Are we living in a “reset” world? This idea, cleverly packaged by the speech writers of GE chief executive Jeff Immelt, sounded interesting when it was delivered this time last year.

He argued that upheaval in the economy would redefine business, resetting the system and putting in place more responsible practices. The fact that Immelt’s first outing with his reset soundbite was delivered at the Business for Social Responsibility annual conference, dovetailed rather sweetly with the audience’s wishes.

So much so that BSR named this year’s conference Reset Economy. Reset World.

Nice idea, poor prediction. Two economics professors, Carmen Reinhart and Kenneth Roggoff, have now provided evidence that explodes the reset myth. The basic message of their book – This Time is Different: Eight Centuries of Financial Folly – and backed by convincing data, is that we have been here before many, many times.

I want to offer three non-academic examples.

Before the financial crisis, the US was in a characteristic frenzy of green enthusiasm. Virtually every discussion had a green tinge to it, from interior decorating and investment strategies to the growth of green television channels and the popularity of vegan designer handbags. You would think a reset recession would surely blow away all the sustainability froth. No chance.

Take the current exhibition – Design for a Living World – at the Cooper Hewitt National Design Museum in New York. It is curated by Nature Conservancy, a venerable US conservation organisation. The exhibition displays the excruciating elitism that characterised so much of the sustainability debate before the recession.

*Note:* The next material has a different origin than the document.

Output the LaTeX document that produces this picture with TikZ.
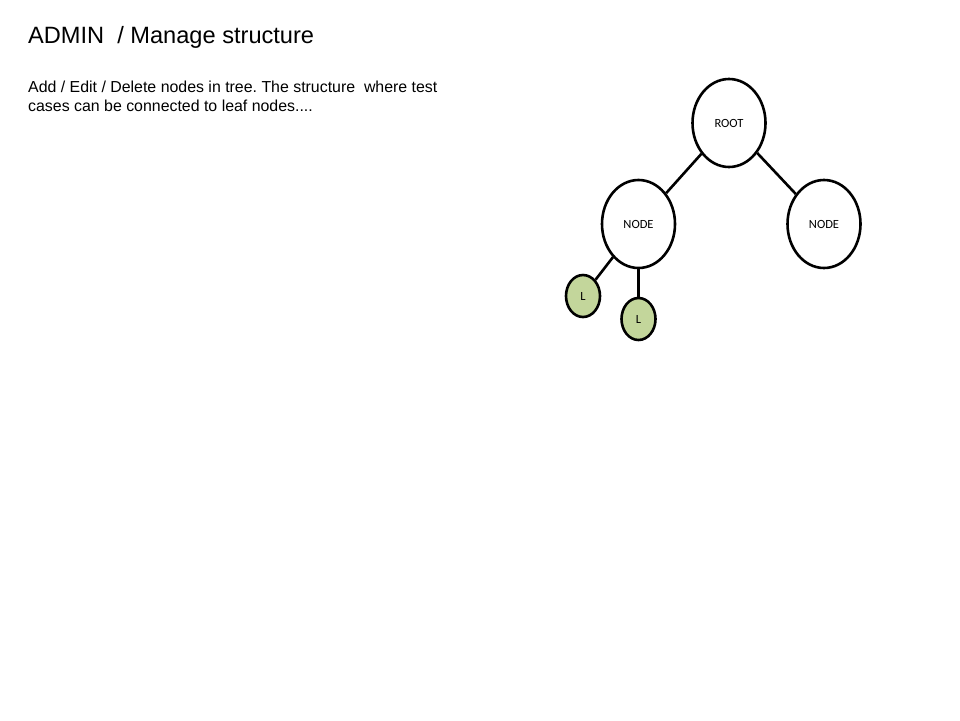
\documentclass[tikz,border=0pt]{standalone}
\usepackage{fontspec}
\setmainfont{Liberation Sans}
\newfontfamily\calib{Carlito}
\usetikzlibrary{shapes.geometric}
\definecolor{leafgreen}{RGB}{195,214,155}
\frenchspacing
\begin{document}
\begin{tikzpicture}[x=1pt,y=-1pt,
  treenode/.style={draw=black,line width=2.6pt,ellipse,inner sep=0pt,fill=white,font=\calib\fontsize{12.5}{14}\selectfont},
  bignode/.style={treenode,minimum width=73pt,minimum height=88pt},
  leafnode/.style={treenode,fill=leafgreen,minimum width=34pt,minimum height=42pt},
  edge/.style={line width=2.6pt}]
\useasboundingbox[fill=white] (0,0) rectangle (960,720);
\node[anchor=base west,inner sep=0pt,font=\fontsize{23.6}{27}\selectfont] (title) at (28,43) {ADMIN\ \ / Manage structure};
\node[anchor=base west,inner sep=0pt,align=left,font=\fontsize{15.9}{18.5}\selectfont] (desc) at (28,111) {Add / Edit / Delete nodes in tree. The structure\ \ where test\\cases can be connected to leaf nodes....};
\node[bignode] (root) at (729,123) {ROOT};
\node[bignode] (nl) at (638.5,224) {NODE};
\node[bignode] (nr) at (824,224) {NODE};
\node[leafnode] (l1) at (583,296) {L};
\node[leafnode] (l2) at (638.5,319) {L};
\draw[edge] (root) -- (nl);
\draw[edge] (root) -- (nr);
\draw[edge] (nl) -- (l1);
\draw[edge] (nl.south) -- (l2.north);
\end{tikzpicture}
\end{document}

The show’s concept is laudable: find markets for natural materials in far-away places, to promote sustainable livelihoods. But instead of working with Wal-Mart or Target to find everyday uses for the wools, woods and tree saps, Nature Conservancy commissioned upmarket designers.

Missing the mark

The exhibition is composed of a series of products made from environmentally sound but overlooked materials. Two stand out as particularly silly.

Looking for uses for beautiful organic wool, Nature Conservancy commissioned a young Dutch designer who produced hand-spun yarn as thick as a mature set of dreadlocks. She then used knitting needles the size of walking sticks to knit a floor rug so lumpy that getting across it would be a climbing expedition.

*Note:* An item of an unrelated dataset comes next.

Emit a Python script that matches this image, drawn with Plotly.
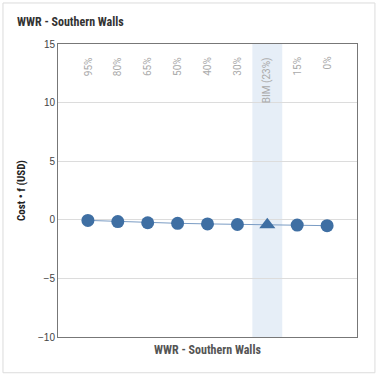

Another challenge was to find new uses for the vast amount of salmon skin discarded by fisheries. Nature Conservancy asked an upmarket designer to solve the problem. His solution? Connect a lot of dime-sized disks of salmon skin to make what the world really needs: costly cocktail frocks.

Such garments have been slow movers lately as consumers have worried about the parlous state of their pension funds (called 401Ks here). But a former venture capitalist called Woody Tasch – that’s really his name – says he has found a solution to our shrinking retirement savings.

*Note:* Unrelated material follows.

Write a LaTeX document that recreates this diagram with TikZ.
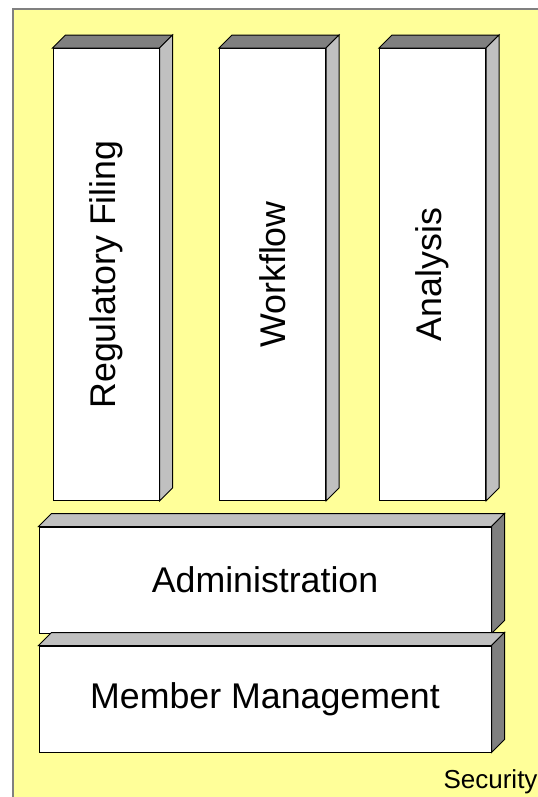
\documentclass[tikz,border=0pt]{standalone}
\usepackage{fontspec}
\setmainfont{Liberation Sans}
\usetikzlibrary{calc}
\definecolor{paleyellow}{HTML}{FFFF99}
\definecolor{darkface}{HTML}{808080}
\definecolor{lightface}{HTML}{C0C0C0}
% top and side faces of a block, drawn from its front node
\newcommand\blockfaces[3]{%
  \draw[fill=#2] (#1.north west) -- ++(13,-13) -- ($(#1.north east)+(13,-13)$) -- (#1.north east) -- cycle;
  \draw[fill=#3] (#1.north east) -- ++(13,-13) -- ($(#1.south east)+(13,-13)$) -- (#1.south east) -- cycle;}
\begin{document}
\begin{tikzpicture}[x=0.75pt,y=-0.75pt,line width=0.75pt,
  frontface/.style={draw, fill=white, inner sep=0pt, font=\fontsize{26.8}{30}\selectfont},
  column/.style={frontface, minimum width=79.5pt, minimum height=339pt},
  bar/.style={frontface, minimum width=339pt, minimum height=79.5pt}]
\useasboundingbox (0,0) rectangle (537,797);
\draw[fill=paleyellow, draw=darkface, line width=1.1pt] (13,9) rectangle (560,820);
\node[font=\fontsize{19.5}{23}\selectfont, anchor=east, inner sep=0pt] (security) at (538,782) {Security};

\node[column] (filing) at (106,274.5) {\rotatebox{90}{Regulatory Filing}};
\node[column] (workflow) at (272.5,274.5) {\rotatebox{90}{Workflow}};
\node[column] (analysis) at (432.5,274.5) {\rotatebox{90}{Analysis}};
\blockfaces{filing}{darkface}{lightface}
\blockfaces{workflow}{darkface}{lightface}
\blockfaces{analysis}{darkface}{lightface}

\node[bar] (admin) at (265,580) {Administration};
\node[bar] (members) at (265,699) {Member Management};
\blockfaces{admin}{lightface}{darkface}
\blockfaces{members}{lightface}{darkface}
\end{tikzpicture}
\end{document}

Tasch thinks money moves too fast and we have to slow it down. In the Wall Street Journal he argues that individual investors should take their lead from the slow food movement and use his investment model called Slow Money. He recommends we invest portions of our 401Ks in the businesses that make slow food: the local farmers who scrape together a living selling artisanal cheeses and obscure salads.

Tasch is far from wacky. He is a respected fund manager and venture capitalist. If we were indeed living in a reset world, Slow Money might be the way forward. But I doubt Tasch will find many willing to invest in those worthy but highly idiosyncratic Farmer Johns one meets at green markets.

One of the best signs yet that we have not abandoned our frothy green enthusiasm is displayed in the window of an upmarket stationery store in lower Manhattan. There hangs stylish rainwear made from recycled Tyvek envelopes: those indestructible sleeves of polyester that look just like paper.

It’s a reset idea: you roll up your envelope-cum-raincoat into a small ball and keep it in your bag for a rainy day. What could be greener? I rushed into the store. I especially liked the child’s jacket bearing the distinctive US Post markings. The shop assistant was unabashed when she announced the price: $245 for the child’s coat and $300 for the adult’s.

When you are asked to pay that much for a used envelope you know we must have turned the economic corner, but totally missed the reset.

Peter Knight is president of Context America and director of the Context Group.